Êtes-vous inquiets de la réélection de Donald Trump sur ce sujet ?

Nous nous montrons vigilants sur les déclarations de Donald Trump et sur la future organisation de son gouvernement, qui peut avoir des impacts en termes nationaux et géopolitiques.

Les ventes de voiture électriques baissent en Europe. Cela impacte-t-il vos prévisions ?

Les Français ont été au rendez-vous puisqu’environ 20 % de leurs achats ont été orientés vers des voitures électriques depuis le début de l’année. Là où il y a un décrochage, c’est sur les flottes d’entreprises. Celles-ci n’ont pas assuré leur trajectoire de verdissement. Une mission d’information parlementaire travaille sur le sujet. Les constructeurs ont fait leur part en produisant les véhicules nécessaires, maintenant il faut qu’ils puissent les vendre. Pour l’instant, il existe des dispositifs d’incitation. Des sanctions ne sont pas prévues pour les entreprises mais il faut y réfléchir.

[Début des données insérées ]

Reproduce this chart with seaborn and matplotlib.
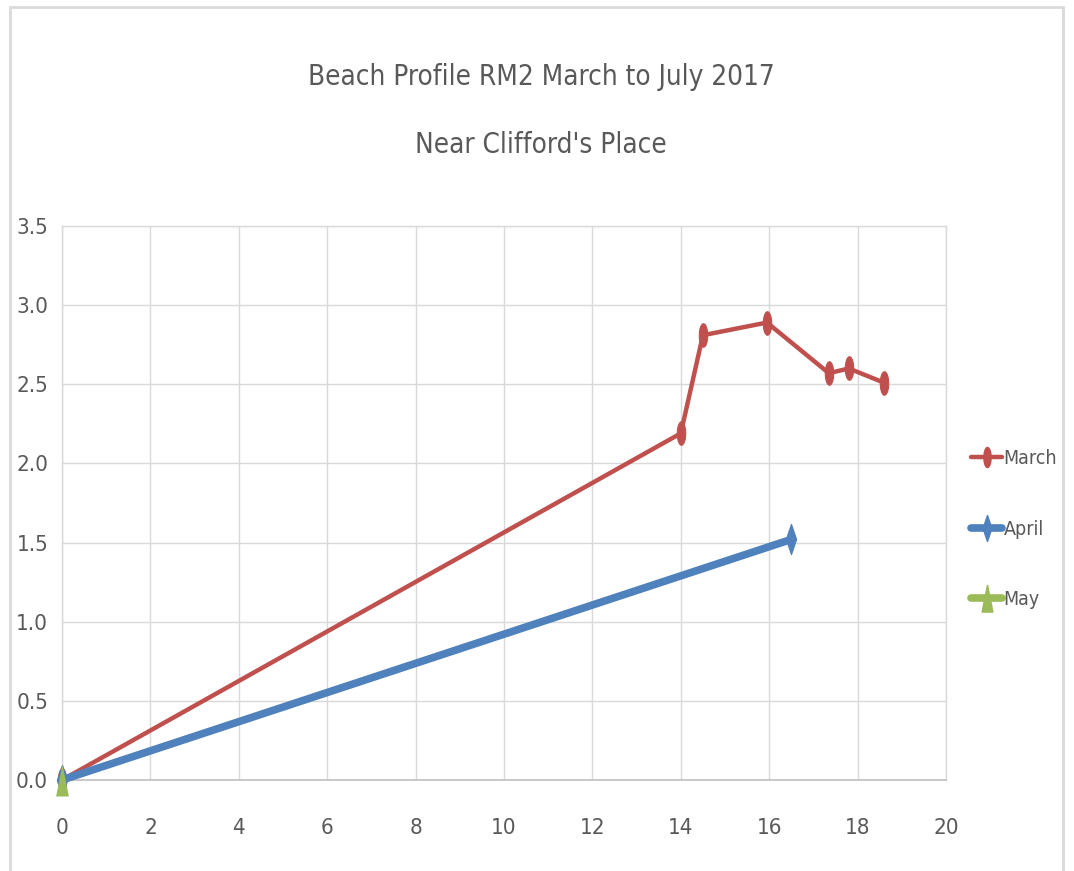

Dans un contexte de l’immobilier tendu, le gouvernement va-t-il poursuivre le mouvement d’exclusion des logements les plus énergivores à la location ?

Les passoires thermiques nous préoccupent beaucoup. Nous accompagnons les ménages grâce à Ma Prime Rénov pour améliorer le confort thermique des logements, notamment ceux notés G, les plus énergivores. Il faut un coup de boost absolu pour s’assurer que les propriétaires fassent les travaux nécessaires. Nous verrons ce qui sortira du débat budgétaire mais, jusqu’à présent (depuis 2020), Ma Prime Rénov a permis l’attribution de 10,9 milliards d’euros d’aides à la rénovation. Par ailleurs, une proposition de loi va être discutée d’ici à la fin de l’année pour assouplir les obligations de rénovations énergétiques pour les propriétaires de bonne foi, notamment pour les copropriétés, conformément aux annonces du Premier ministre dans sa déclaration de politique générale.

Le débat budgétaire, et les coupes qui pourraient en découler, sont-ils un risque pour l’atteinte de vos objectifs ?

La copie budgétaire du gouvernement nous permet de mener à bien nos objectifs. Nous sommes tenus, comme les autres ministères, de nous focaliser sur les dispositifs les plus performants qui doivent être maintenus.